With the advent of the new technological age, the extensive use of solar energy has come to signify the new stage of energy-saving attitudes among businesses and consumers. The more solar energy is used the more ecological and sustainable its users are being considered, but the use of solar energy, as well as development and production of solar energy equipment is not as cheap as it may seem. In reality, researchers actively work to create a new type of organic dyes, which would be used in solar cells to improve their cost-effectiveness and to expand the scope and volume of solar energy consumption worldwide.
The truth is in that organic dyes are gradually becoming essential components of solar cells, making them more effective and convenient in use. Simultaneously, “cheap and easy-to-make dye-sensitized solar cells are still in the early stages of commercial production” (Technology Review, 2008), and beyond the need to expand the range of organic dyes useful and applicable for various technological purposes, professionals are also seeking to develop the best, the cheapest, and the most effective organic dye that could substantially improve the quality and amount of energy generated and accumulated by solar cells.
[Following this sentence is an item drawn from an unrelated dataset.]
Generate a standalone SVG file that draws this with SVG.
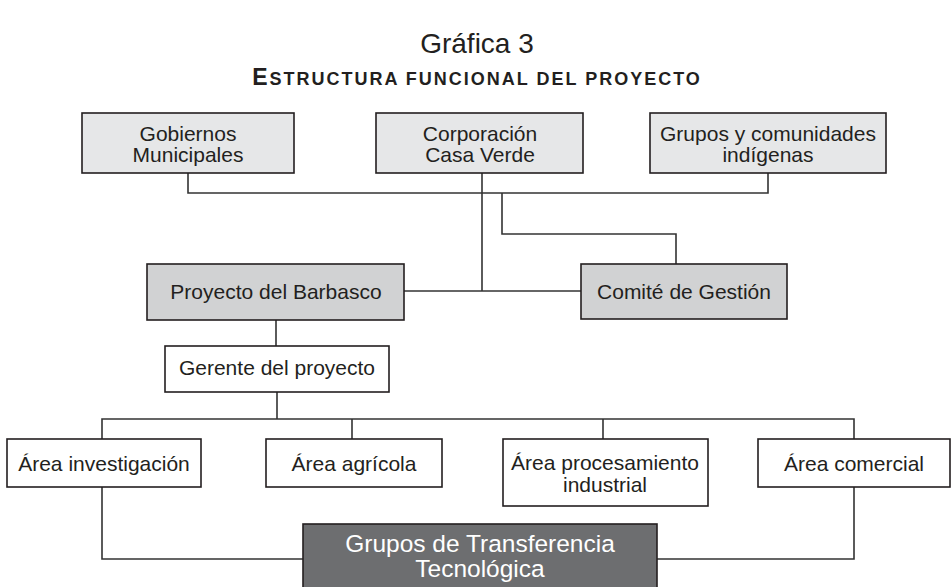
<svg xmlns="http://www.w3.org/2000/svg" width="952" height="587" viewBox="0 0 952 587">
<style>
  text { font-family: "Liberation Sans", Arial, Helvetica, sans-serif; fill: #231f20; }
  .lbl { font-size: 21px; text-anchor: middle; }
  .box { stroke: #231f20; stroke-width: 1.6; }
  .light { fill: #e6e7e8; }
  .mid { fill: #d1d2d3; }
  .white { fill: #ffffff; }
  .dark { fill: #6d6e70; }
  .conn { fill: none; stroke: #333333; stroke-width: 1.6; }
  .big { font-size: 24.5px; text-anchor: middle; fill: #ffffff; }
</style>
<rect width="952" height="587" fill="#ffffff"/>
<g id="title">
  <text x="477" y="53" style="font-size:28px;text-anchor:middle">Gráfica 3</text>
  <text x="477" y="85" style="font-weight:bold;text-anchor:middle;font-size:18px;letter-spacing:2px"><tspan style="font-size:23px">E</tspan>STRUCTURA FUNCIONAL DEL PROYECTO</text>
</g>
<g id="connectors">
  <polyline class="conn" points="188,173 188,193 768,193 768,173"/>
  <line class="conn" x1="482" y1="173" x2="482" y2="291"/>
  <line class="conn" x1="404" y1="291" x2="581" y2="291"/>
  <polyline class="conn" points="502,193 502,234 676,234 676,264"/>
  <line class="conn" x1="276" y1="320" x2="276" y2="346"/>
  <line class="conn" x1="277" y1="392" x2="277" y2="419"/>
  <polyline class="conn" points="102,439 102,419 854,419 854,439"/>
  <line class="conn" x1="352" y1="419" x2="352" y2="439"/>
  <line class="conn" x1="603" y1="419" x2="603" y2="439"/>
  <polyline class="conn" points="102,487 102,559 303,559"/>
  <polyline class="conn" points="854,487 854,559 657,559"/>
</g>
<g id="gobiernos">
  <rect class="box light" x="82" y="113" width="212" height="60"/>
  <text class="lbl" x="188" y="141">Gobiernos</text>
  <text class="lbl" x="188" y="162">Municipales</text>
</g>
<g id="corporacion">
  <rect class="box light" x="376" y="113" width="207" height="60"/>
  <text class="lbl" x="480" y="141">Corporación</text>
  <text class="lbl" x="480" y="162">Casa Verde</text>
</g>
<g id="grupos-comunidades">
  <rect class="box light" x="650" y="113" width="236" height="60"/>
  <text class="lbl" x="768" y="141">Grupos y comunidades</text>
  <text class="lbl" x="768" y="162">indígenas</text>
</g>
<g id="proyecto">
  <rect class="box mid" x="147" y="264" width="257" height="56"/>
  <text class="lbl" x="276" y="299">Proyecto del Barbasco</text>
</g>
<g id="comite">
  <rect class="box mid" x="581" y="264" width="206" height="55"/>
  <text class="lbl" x="684" y="299">Comité de Gestión</text>
</g>
<g id="gerente">
  <rect class="box white" x="165" y="346" width="224" height="46"/>
  <text class="lbl" x="277" y="375">Gerente del proyecto</text>
</g>
<g id="area-investigacion">
  <rect class="box white" x="7" y="439" width="194" height="48"/>
  <text class="lbl" x="104" y="471">Área investigación</text>
</g>
<g id="area-agricola">
  <rect class="box white" x="266" y="439" width="176" height="48"/>
  <text class="lbl" x="354" y="471">Área agrícola</text>
</g>
<g id="area-procesamiento">
  <rect class="box white" x="503" y="439" width="205" height="67"/>
  <text class="lbl" x="605" y="470">Área procesamiento</text>
  <text class="lbl" x="605" y="492">industrial</text>
</g>
<g id="area-comercial">
  <rect class="box white" x="758" y="439" width="192" height="48"/>
  <text class="lbl" x="854" y="471">Área comercial</text>
</g>
<g id="grupos-transferencia">
  <rect class="box dark" x="303" y="524" width="354" height="70"/>
  <text class="big" x="480" y="552">Grupos de Transferencia</text>
  <text class="big" x="480" y="577">Tecnológica</text>
</g>
</svg>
Michael Gratzel is fairly regarded as the inventor of dye-sensitized solar cells, and it is due to Gratzel that chemists and physicists all over the world were given a unique opportunity to look deeper into the chemical capabilities and energy characteristics of such solar cells. Dye-sensitized solar cells consist of nanocrystals that are coated with dye molecules, which are light absorbing and which are usually immersed into an electrolytic solution, with the latter then sandwiched between the two glass panels and finally embedded in plastic (Technology Review, 2008).
In this situation, and it is not rare with solar cells, that under the impact of high temperatures, organic solvents used together with the electrolyte solutions either evaporate or leak out, which makes such solar cells absolutely impractical and unjustifiably expensive. Until present, traditional solar cells have been too expensive as organic dyes used to cover them did not allow preventing the loss of the energy and sunlight on its way to solar cells.
As a result, organic dyes that are currently being synthesized for the solar energy purposes could potentially resolve several issues at hand: to make solar cells cheaper; to improve their efficiency; to serve a reliable energy concentrator; and to prevent the loss of solar power. A year ago several engineers from the Massachusetts Institute of Technology in Boston, U. S. ‘described how to turn a window into a solar concentrator, by painting it with a mix of organic dyes and setting small solar cells around the edges” (Lee, 2008).
That discovery became the turning point in the slow evolution of solar energy systems around the world. Now, when the basic features of organic dyes have been described, and when researchers have finally realized the unlimited potential organic dyes might have with regard to saving and accumulating solar energy, the time has come to refine the existing techniques and to produce a completely new organic solution. For example, ionic liquids can be readily used as components of organic dyes, to guarantee stability of organic systems used for solar cells under different temperatures.
Moreover, bearing in mind that transition from laboratory to industrial manufacturing usually results in the overall loss of efficiency, significant improvements need to be done, to justify the costs and time spent in the process of developing organic dyes for solar cells. In their article, Shibano et al (2007) speak about the role, which electron-donating perylene tetracarboxylic acids could play for increasing the overall efficiency of dye-sensitized solar cells; in this context, iPr-PMI is just one out of many potential solutions that could substantially increase the power conversion efficiency of solar cells.
Unfortunately, even in the light of these achievements, organic dyes are at the very first stages of their development and use. Synthesizing iPr-PMI for energy purposes could produce positive effects on the quality and amount of solar energy generated by solar cells, but without a detailed research and extensive investment, solar energy may forever remain an unachievable dream.